The demand for high-performant and energy-efficient neural network (NN) grows. Due to their parallelity, GPUs bring a big performance improvement (in comparison to CPUs) for these applications. Nevertheless, they still have a limitation in their fixed architecture. Field-programmable gate arrays (FPGAs) offer more flexibility and can optimise the architecture design to the specific neural network application in order to archive the best performance. Furthermore they are highly energy-efficient and are therefore well suited for NNs in embedded systems or large scale server clusters.

However, deploying neural networks on FPGAs (like programming parallel accelerators in general), with focus on high performance, is a complex step! Due to their flexible architecture, FPGAs allow for so many options for tweaking the performance but in return require a lot of hardware specific expertise and take costly development time to be configured properly.
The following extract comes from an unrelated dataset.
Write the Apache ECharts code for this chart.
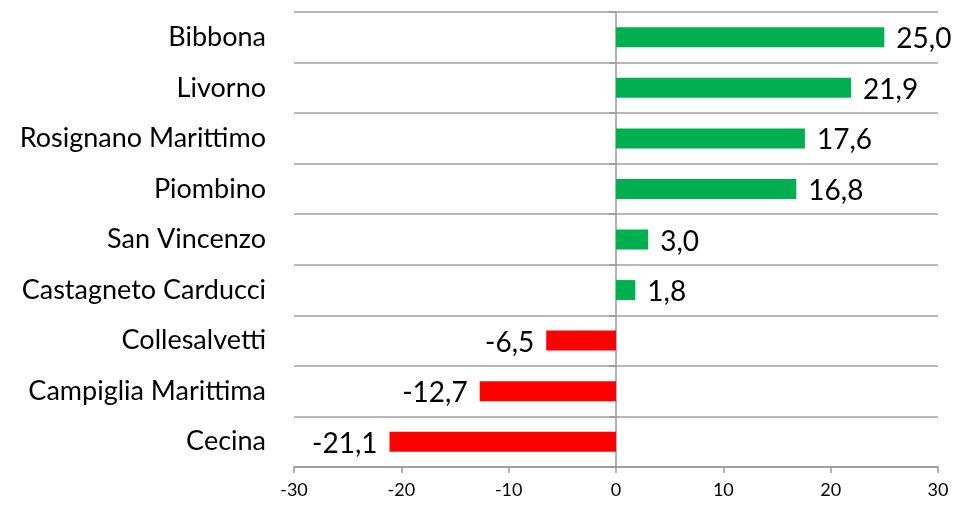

Furthermore, developers do not want to manually adapt their implementations for various accelerators (e.g. CPU, GPU, FPGA). Instead, performance portability is desirable!
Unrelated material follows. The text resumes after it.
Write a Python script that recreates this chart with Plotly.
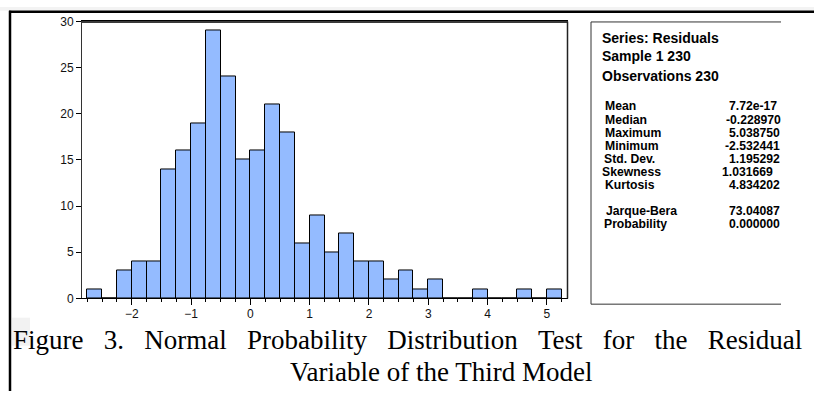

Lift addresses these challenges by offering a high-level functional, data-parallel language, which allows the user to efficiently develop an application independently of the target hardware platform. Then, rewrite rules in the Lift compiler open a vast design space of possible implementations for this abstract system specification. This design space is explored to find a suitable solution, which satisfies the performance and energy requirements. In order to exploit the parallel structure of NNs, the compiler employs pipelining mechanisms and allocates distributed on-chip memory on the FPGA. Timing behaviour and scheduling is introduced until finally a Hardware description language (HDL) code is emitted, that can be used to generate the bitstream for the FPGA.